→ **Exercise**
Leaving the pictures out, print the lines from the first line of the listing through the line containing "import plotly.graph_objects as go", exactly as they read, and no others.

## BEGIN

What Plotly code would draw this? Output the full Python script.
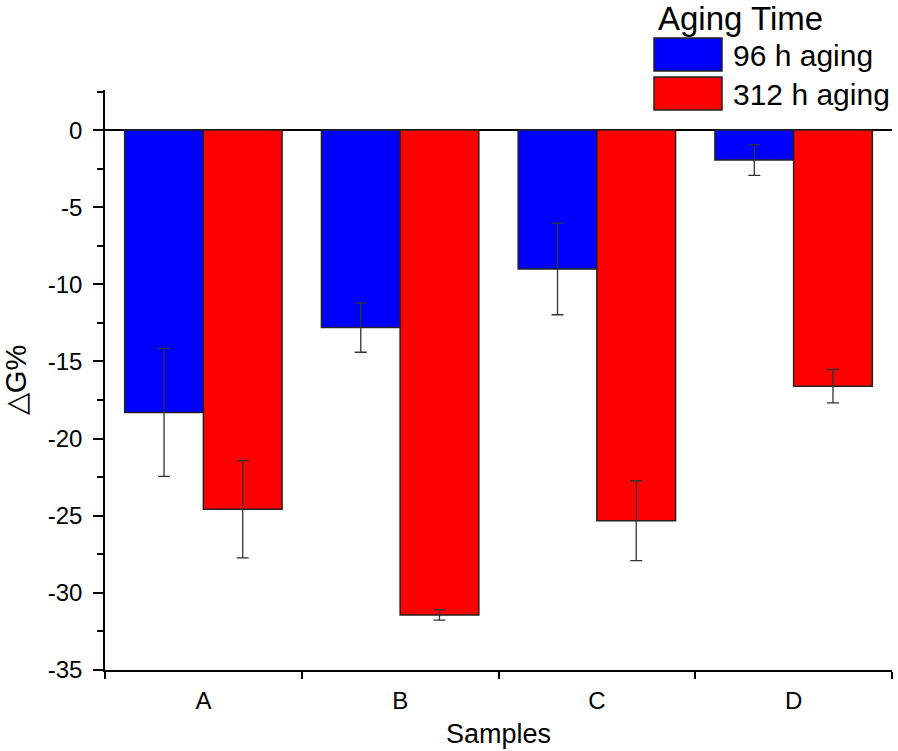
import plotly.graph_objects as go

samples = ["A", "B", "C", "D"]
aging_96 = [-18.3, -12.8, -9.0, -1.94]
err_96 = [4.15, 1.6, 2.97, 1.0]
aging_312 = [-24.58, -31.43, -25.32, -16.6]
err_312 = [3.15, 0.34, 2.59, 1.08]
series_names = ["96 h aging", "312 h aging"]
colors = ["#0000FF", "#FF0000"]
y_tickvals = [0, -5, -10, -15, -20, -25, -30, -35]
y_ticktext = ["0", "-5", "-10", "-15", "-20", "-25", "-30", "-35"]

FONT = "Liberation Sans, Arial, sans-serif"

fig = go.Figure()
for name, vals, errs, col in zip(series_names, [aging_96, aging_312], [err_96, err_312], colors):
    fig.add_trace(go.Bar(
        x=samples, y=vals, name=name,
        marker=dict(color=col, line=dict(color="#222222", width=1.5)),
        error_y=dict(type="data", array=errs, visible=True, color="#333333", thickness=1.3, width=6),
        showlegend=False,
    ))

W, H = 898, 751
L, R, T, B = 105, 6, 90, 81
pw, ph = W - L - R, H - T - B

def px(xp):
    return (xp - L) / pw

def py(yp):
    return (H - B - yp) / ph

fig.update_layout(
    width=W, height=H,
    margin=dict(l=L, r=R, t=T, b=B),
    paper_bgcolor="white", plot_bgcolor="white",
    barmode="group", bargap=0.2, bargroupgap=0.0,
    font=dict(family=FONT, color="black"),
    xaxis=dict(
        automargin=False,
        showline=True, linecolor="black", linewidth=1.5,
        ticks="outside", tickson="boundaries", ticklen=7, tickwidth=1.5, tickcolor="black",
        ticklabelstandoff=8,
        tickfont=dict(size=24), showgrid=False, zeroline=False, mirror=False,
        title=dict(text="Samples", font=dict(size=27), standoff=12),
    ),
    yaxis=dict(
        automargin=False,
        range=[-35, 2.6], tickvals=y_tickvals, ticktext=y_ticktext,
        showline=True, linecolor="black", linewidth=1.5,
        ticks="outside", ticklen=10, tickwidth=1.5, tickcolor="black",
        ticklabelstandoff=6,
        minor=dict(dtick=2.5, ticks="outside", ticklen=6, tickwidth=1.5, tickcolor="black"),
        tickfont=dict(size=24), showgrid=False,
        zeroline=True, zerolinecolor="black", zerolinewidth=1.5,
        title=dict(text="△G%", font=dict(size=29), standoff=18),
    ),
)

# custom legend
fig.add_annotation(x=px(656), y=py(19), xref="paper", yref="paper", text="Aging Time",
                   showarrow=False, xanchor="left", yanchor="middle", font=dict(size=33))
for i, (name, col) in enumerate(zip(series_names, colors)):
    y0 = 38 + i * 39
    fig.add_shape(type="rect", xref="paper", yref="paper",
                  x0=px(654), x1=px(722), y0=py(y0), y1=py(y0 + 33),
                  fillcolor=col, line=dict(color="#222222", width=1.5))
    fig.add_annotation(x=px(731), y=py(y0 + 17), xref="paper", yref="paper", text=name,
                       showarrow=False, xanchor="left", yanchor="middle", font=dict(size=30))

fig.write_html("out.html", config={"displayModeBar": False},
               post_script="document.body.style.margin='0';document.body.style.padding='0';")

## END

→ **Solution**
What Plotly code would draw this? Output the full Python script.
import plotly.graph_objects as go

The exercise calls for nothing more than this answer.